Não é de hoje que os
cientistas tem tentado entender o impacto ambiental da produção pecuária e
medir a emissão de gases poluentes nessa atividade. Em 2009, um grupo de
pesquisadores brasileiros ligados ao Instituto Nacional de Pesquisas Espaciais
(INPE) concluiu que a pecuária poderia ser responsável por quase 50% das
emissões totais de gases de efeito estufa no país.
No mesmo ano, durante a
Conferência da ONU sobre Mudanças Climáticas em Copenhague (COP 15), o Brasil
se comprometeu a cortar suas emissões entre 36,1% e 38,9% até 2020. E, como o
país tem um dos maiores rebanhos bovinos comerciais do planeta, há certo
consenso de que, para fazer isso, precisa reduzir as emissões do setor
pecuário.
A resposta a esse
problema, porém, divide pesquisadores, ativistas e associações de produtores em
uma guerra de argumentos e números. Para alguns, a solução passa por uma
redução do consumo "excessivo", como defendem especialistas da
Chatham House –que mencionam recomendações como as do Fundo Mundial para
Pesquisas de Câncer, de que a ingestão de carne vermelha deve ser limitada a
uma média de 70 gramas por dia (cerca de 500 gramas por semana).
Escolas municipais de
cidades como São Paulo e Curitiba, por exemplo, há alguns anos vêm aderindo à
campanha Segunda-feira sem Carne, que se propõe a "conscientizar as
pessoas sobre os impactos que o uso de produtos de origem animal para
alimentação tem sobre os animais, a sociedade, a saúde humana e o
planeta". A campanha, apoiada no Brasil pela Sociedade Vegetariana
Brasileira (SVB) existe em 35 países e no Reino Unido, é apadrinhada pelo
ex-beatle Paul McCartney.
Para outros
especialistas e associações setoriais, porém, a chave para resolver a questão é
melhorar a produtividade da pecuária e incorporar ao setor tecnologias capazes
de reduzir suas emissões de poluentes.
Péricles Salazar,
presidente Associação Brasileira de Frigoríficos (Abrafrigo), por exemplo,
considera as propostas de redução do consumo "absurdas" e "sem
base científica sólida".
Rodrigo Justos de
Brito, Presidente da Comissão de Meio Ambiente da Confederação da Agricultura e
Pecuária do Brasil (CNA), considera razoável que haja uma conscientização sobre
o consumo excessivo na esfera individual –"porque, afinal, tudo que é
feito em excesso pode fazer mal".
Ele não acredita,
porém, que essa seja uma resposta para a questão do impacto ambiental do setor.

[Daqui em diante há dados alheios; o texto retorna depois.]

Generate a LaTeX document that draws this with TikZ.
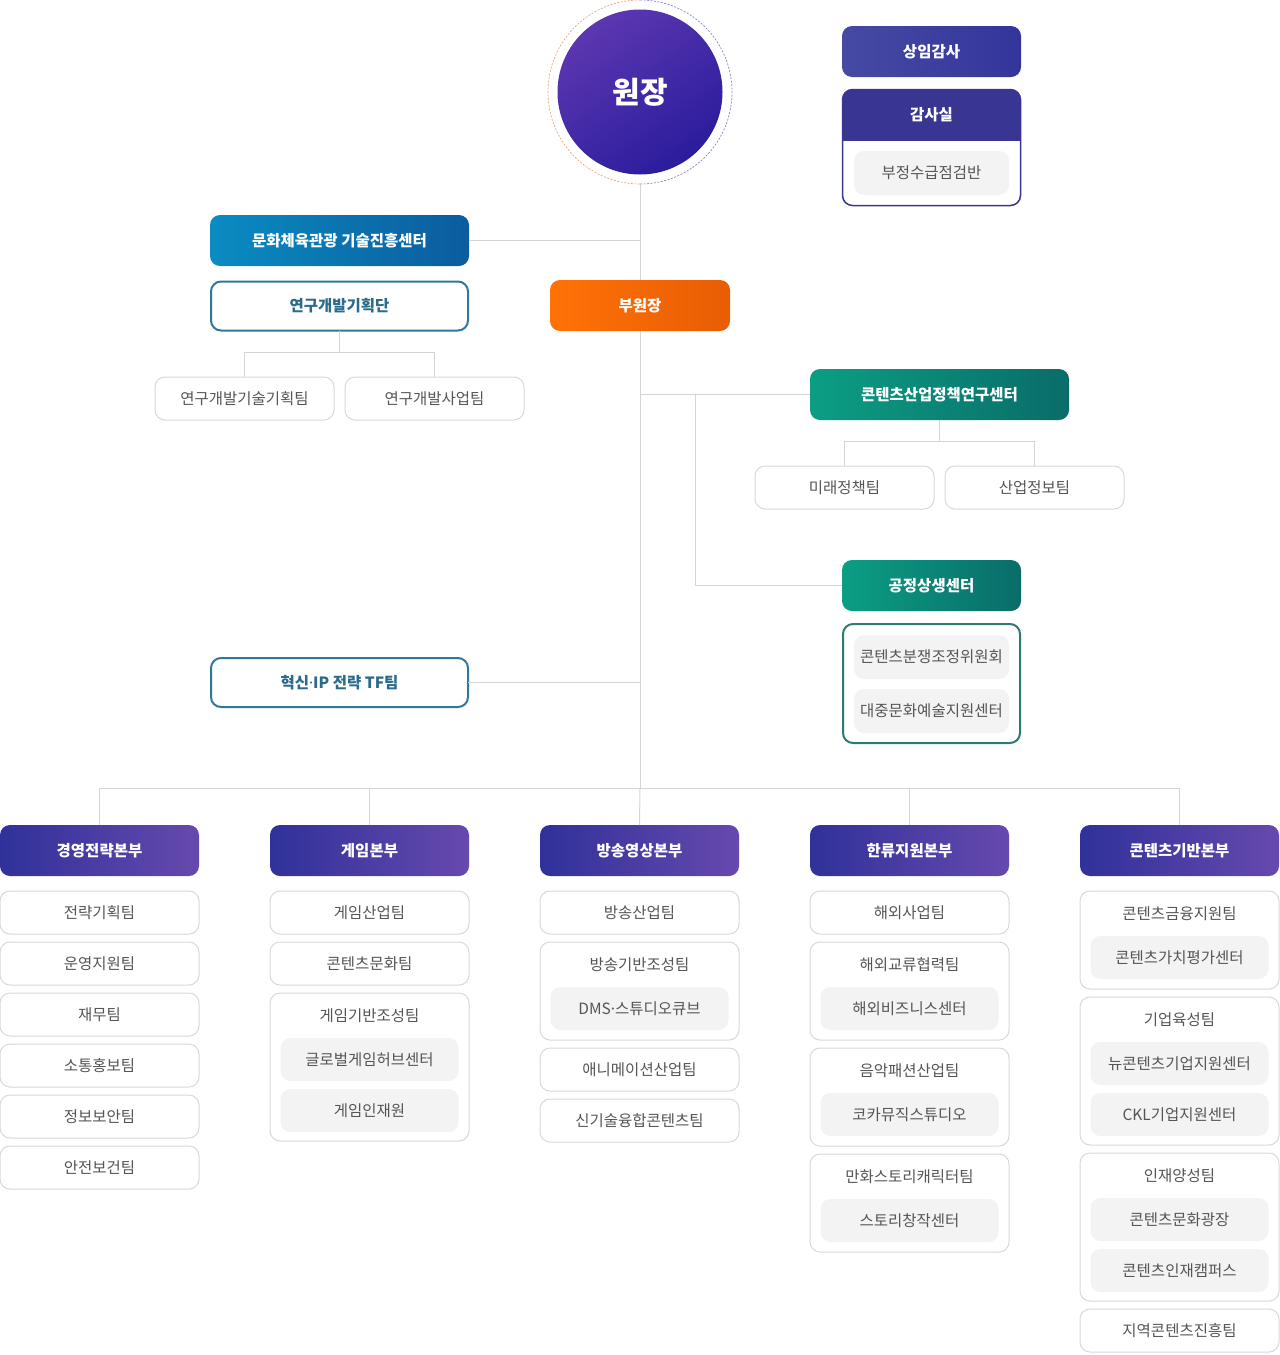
\documentclass[tikz,border=0pt]{standalone}
\usepackage{fontspec}
\setmainfont{Noto Sans CJK KR}
\newfontfamily\dotfont{Noto Sans}
\usetikzlibrary{positioning}

\definecolor{linegray}{HTML}{D5D5D5}
\definecolor{boxgray}{HTML}{D8D8D8}
\definecolor{subgray}{HTML}{F3F3F3}
\definecolor{txtgray}{HTML}{555555}
\definecolor{hdleft}{HTML}{30319A}
\definecolor{hdright}{HTML}{6649AE}
\definecolor{navy}{HTML}{393592}
\definecolor{auditL}{HTML}{464AA3}
\definecolor{auditR}{HTML}{34359B}
\definecolor{blueL}{HTML}{0A8CC2}
\definecolor{blueR}{HTML}{0B5C9E}
\definecolor{greenL}{HTML}{0B9E84}
\definecolor{greenR}{HTML}{0A6C68}
\definecolor{orangeL}{HTML}{FF7206}
\definecolor{orangeR}{HTML}{E85D05}
\definecolor{tealline}{HTML}{2B7A9B}
\definecolor{tealtext}{HTML}{2A6A8A}
\definecolor{greenline}{HTML}{2C7A72}
\definecolor{chiefT}{HTML}{5C37B1}
\definecolor{chiefB}{HTML}{2A1C9C}
\definecolor{ringL}{HTML}{E3A57E}
\definecolor{ringR}{HTML}{8C7DC6}

\newcommand{\mdot}{{\dotfont ·}}

\begin{document}
\begin{tikzpicture}[
x=1pt, y=-1pt,
node distance=8pt,
every node/.style={outer sep=0pt},
conn/.style={draw=linegray, line width=1pt},
hqbox/.style={rounded corners=10pt, minimum width=199pt, minimum height=51pt, inner sep=0pt, text=white, font=\bfseries\fontsize{15.5}{18}\selectfont, left color=hdleft, right color=hdright},
team/.style={draw=boxgray, fill=white, line width=1pt, rounded corners=10pt, minimum width=199pt, minimum height=43pt, inner sep=0pt, text=txtgray, font=\fontsize{15.5}{18}\selectfont},
subbox/.style={fill=subgray, rounded corners=10pt, minimum width=178pt, minimum height=43pt, inner sep=0pt, text=txtgray, font=\fontsize{15.5}{18}\selectfont},
grptitle/.style={text=txtgray, font=\fontsize{15.5}{18}\selectfont, inner sep=0pt},
linebox/.style={draw=tealline, fill=white, line width=2pt, rounded corners=10pt, minimum width=257pt, minimum height=49pt, text=tealtext, font=\bfseries\fontsize{15.5}{18}\selectfont},
whitebold/.style={text=white, font=\bfseries\fontsize{15.5}{18}\selectfont, inner sep=0pt}
]
\useasboundingbox (0,0) rectangle (1280,1355);

% top
\node[circle, minimum size=165pt, inner sep=0pt, top color=chiefT, bottom color=chiefB, shading angle=35, text=white, font=\bfseries\fontsize{30}{34}\selectfont] (won) at (640,92) {원장};
\draw[ringL, line width=0.7pt, dash pattern=on 2pt off 1.5pt] ([yshift=92pt]won.center) arc[start angle=90, end angle=270, radius=92pt];
\draw[ringR, line width=0.7pt, dash pattern=on 2pt off 1.5pt] ([yshift=-92pt]won.center) arc[start angle=-90, end angle=90, radius=92pt];

\node[hqbox, minimum width=179pt, left color=auditL, right color=auditR] (sangim) at (931.5,51.5) {상임감사};
\node[draw=navy, fill=white, line width=1.5pt, rounded corners=10pt, minimum width=178pt, minimum height=116pt, inner sep=0pt] (gamsa) at (931.5,147.5) {};
\fill[navy, rounded corners=10pt] (gamsa.north west) rectangle ([yshift=-51pt]gamsa.north east);
\fill[navy] ([yshift=-30pt]gamsa.north west) rectangle ([yshift=-51pt]gamsa.north east);
\node[whitebold] (gamsat) at ([yshift=-25.5pt]gamsa.north) {감사실};
\node[subbox, minimum width=155pt, minimum height=44pt] (fraud) at (931.5,173) {부정수급점검반};

% left branch
\node[hqbox, minimum width=259pt, left color=blueL, right color=blueR] (mcst) at (339.5,240.5) {문화체육관광 기술진흥센터};
\node[linebox] (rndp) at (339.5,306) {연구개발기획단};
\node[team, minimum width=179pt] (rndt1) at (244.5,398.5) {연구개발기술기획팀};
\node[team, minimum width=179pt] (rndt2) at (434.5,398.5) {연구개발사업팀};
\coordinate (rndfork) at (339.5,352);
\draw[conn] (rndp.south) -- (rndfork);
\draw[conn] (rndfork) -| (rndt1.north);
\draw[conn] (rndfork) -| (rndt2.north);

\node[linebox] (tf) at (339.5,682.5) {혁신\mdot IP 전략 TF팀};

% spine
\node[hqbox, minimum width=180pt, left color=orangeL, right color=orangeR] (buwon) at (640,305.5) {부원장};
\coordinate (bus) at (640,788);
\draw[conn] ([yshift=-92pt]won.center) -- (buwon.north);
\draw[conn] (buwon.south) -- (bus);
\draw[conn] (mcst.east) -- (mcst.east -| bus);
\draw[conn] (tf.east) -- (tf.east -| bus);

% right branch
\node[hqbox, minimum width=259pt, left color=greenL, right color=greenR] (policy) at (939.5,394.5) {콘텐츠산업정책연구센터};
\node[team, minimum width=179pt] (future) at (844.5,487.5) {미래정책팀};
\node[team, minimum width=179pt] (indinfo) at (1034.5,487.5) {산업정보팀};
\coordinate (polfork) at (939.5,441);
\draw[conn] (policy.west) -- (policy.west -| bus);
\draw[conn] (policy.south) -- (polfork);
\draw[conn] (polfork) -| (future.north);
\draw[conn] (polfork) -| (indinfo.north);

\node[hqbox, minimum width=179pt, left color=greenL, right color=greenR] (fair) at (931.5,585.5) {공정상생센터};
\node[draw=greenline, fill=white, line width=2pt, rounded corners=10pt, minimum width=177pt, minimum height=119pt, inner sep=0pt] (fairbox) at (931.5,683.5) {};
\node[subbox, minimum width=155pt, minimum height=44pt] (dispute) at (931.5,657) {콘텐츠분쟁조정위원회};
\node[subbox, minimum width=155pt, minimum height=44pt] (popart) at (931.5,711) {대중문화예술지원센터};
\coordinate (fairbend) at (695,394.5);
\draw[conn] (fair.west) -| (fairbend);

% divisions
\node[hqbox] (h1) at (99.5,850.5) {경영전략본부};
\node[hqbox] (h2) at (369.5,850.5) {게임본부};
\node[hqbox] (h3) at (639.5,850.5) {방송영상본부};
\node[hqbox] (h4) at (909.5,850.5) {한류지원본부};
\node[hqbox] (h5) at (1179.5,850.5) {콘텐츠기반본부};
\draw[conn] (h1.north) -- (h1.north |- bus) -- (h5.north |- bus) -- (h5.north);
\draw[conn] (h2.north) -- (h2.north |- bus);
\draw[conn] (h3.north) -- (bus);
\draw[conn] (h4.north) -- (h4.north |- bus);

% column 1
\node[team, anchor=north] (c1a) at (99.5,891) {전략기획팀};
\node[team, below=of c1a] (c1b) {운영지원팀};
\node[team, below=of c1b] (c1c) {재무팀};
\node[team, below=of c1c] (c1d) {소통홍보팀};
\node[team, below=of c1d] (c1e) {정보보안팀};
\node[team, below=of c1e] (c1f) {안전보건팀};

% column 2
\node[team, anchor=north] (c2a) at (369.5,891) {게임산업팀};
\node[team, below=of c2a] (c2b) {콘텐츠문화팀};
\node[team, below=of c2b, minimum height=148pt] (c2g) {};
\node[grptitle] at ([yshift=-23pt]c2g.north) {게임기반조성팀};
\node[subbox, anchor=north] (c2s1) at ([yshift=-45pt]c2g.north) {글로벌게임허브센터};
\node[subbox, below=of c2s1] (c2s2) {게임인재원};

% column 3
\node[team, anchor=north] (c3a) at (639.5,891) {방송산업팀};
\node[team, below=of c3a, minimum height=98pt] (c3g) {};
\node[grptitle] at ([yshift=-23pt]c3g.north) {방송기반조성팀};
\node[subbox, anchor=north] (c3s1) at ([yshift=-45pt]c3g.north) {DMS\mdot 스튜디오큐브};
\node[team, below=of c3g] (c3c) {애니메이션산업팀};
\node[team, below=of c3c] (c3d) {신기술융합콘텐츠팀};

% column 4
\node[team, anchor=north] (c4a) at (909.5,891) {해외사업팀};
\node[team, below=of c4a, minimum height=98pt] (c4g1) {};
\node[grptitle] at ([yshift=-23pt]c4g1.north) {해외교류협력팀};
\node[subbox, anchor=north] (c4s1) at ([yshift=-45pt]c4g1.north) {해외비즈니스센터};
\node[team, below=of c4g1, minimum height=98pt] (c4g2) {};
\node[grptitle] at ([yshift=-23pt]c4g2.north) {음악패션산업팀};
\node[subbox, anchor=north] (c4s2) at ([yshift=-45pt]c4g2.north) {코카뮤직스튜디오};
\node[team, below=of c4g2, minimum height=98pt] (c4g3) {};
\node[grptitle] at ([yshift=-23pt]c4g3.north) {만화스토리캐릭터팀};
\node[subbox, anchor=north] (c4s3) at ([yshift=-45pt]c4g3.north) {스토리창작센터};

% column 5
\node[team, anchor=north, minimum height=98pt] (c5g1) at (1179.5,891) {};
\node[grptitle] at ([yshift=-23pt]c5g1.north) {콘텐츠금융지원팀};
\node[subbox, anchor=north] (c5s1) at ([yshift=-45pt]c5g1.north) {콘텐츠가치평가센터};
\node[team, below=of c5g1, minimum height=148pt] (c5g2) {};
\node[grptitle] at ([yshift=-23pt]c5g2.north) {기업육성팀};
\node[subbox, anchor=north] (c5s2) at ([yshift=-45pt]c5g2.north) {뉴콘텐츠기업지원센터};
\node[subbox, below=of c5s2] (c5s3) {CKL기업지원센터};
\node[team, below=of c5g2, minimum height=148pt] (c5g3) {};
\node[grptitle] at ([yshift=-23pt]c5g3.north) {인재양성팀};
\node[subbox, anchor=north] (c5s4) at ([yshift=-45pt]c5g3.north) {콘텐츠문화광장};
\node[subbox, below=of c5s4] (c5s5) {콘텐츠인재캠퍼스};
\node[team, below=of c5g3] (c5d) {지역콘텐츠진흥팀};

\end{tikzpicture}
\end{document}
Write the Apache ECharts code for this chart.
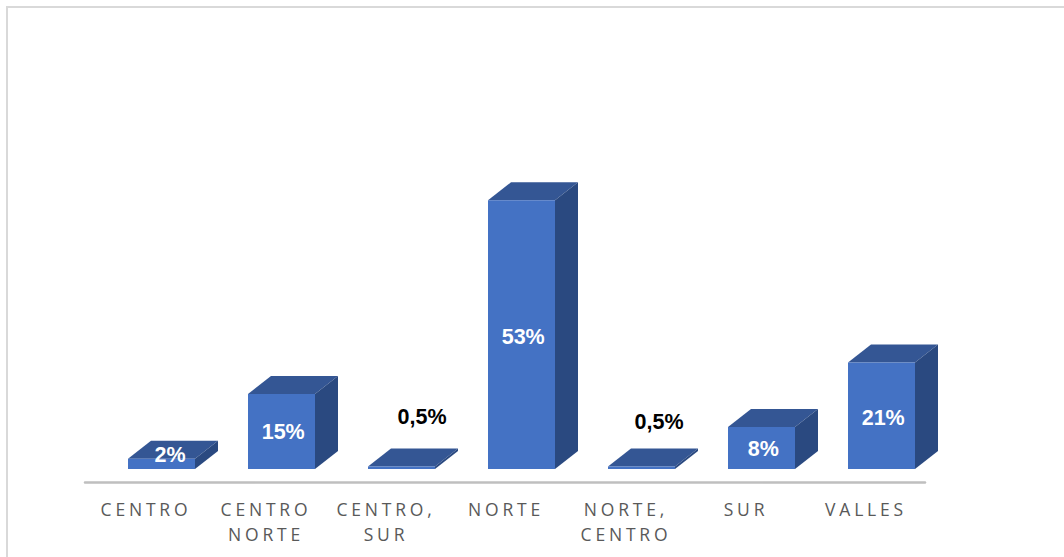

"Só com as melhorias no sistema produtivo da pecuária calculamos que
podemos reduzir suas emissões (de gases de efeito estufa) para um terço, o que
significa que conseguiríamos criar três vezes mais animais sem que houvesse um
aumento do impacto ambiental nesse sentido", diz Brito.
Entre essas melhorias
técnicas estariam a recuperação das pastagens (que aumenta o carbono
"capturado" pela vegetação e permite uma produção maior em uma área
menor), a redução do tempo necessário para o abate dos animais e a adoção de
uma nutrição mais adequada, para reduzir a emissão de gás metano.
"Para entender o
impacto potencial de melhorias como essas, basta lembrar que se estivéssemos
criando boi com as mesmas técnicas e produtividade de 50 anos atrás, a Amazônia
provavelmente não existiria mais", afirma Brito.
Para o engenheiro
agrônomo Sérgio De Zen, da USP, também é necessário aprimorar os sistemas de
medição para que se possa entender como a emissão de gases do efeito de estufa
pode variar de acordo com especificidades de diferentes sistemas de produção
pecuária.
"O próprio estudo
da FAO (que mostra as emissões do setor como equivalentes às dos veículos), por
exemplo, não considera o efeito positivo da captura de gás carbônico pela
vegetação, no caso de gado criado no pasto", diz ele.
Para Zen, mesmo que o
consumo seja de fato reduzido nos países desenvolvidos em resposta a campanhas
e estudos como o da Chatham House, existe um número grande de pessoas na Ásia e
outras regiões que hoje comem menos carne que o recomendado –e devem passar a
ter acesso ao produto, conforme seus países cresçam e se desenvolvam.
"É razoável
esperar que o consumo do continue a crescer em função disso, por isso acho que
a chave para reduzir as emissões do setor está mesmo na produção", opina.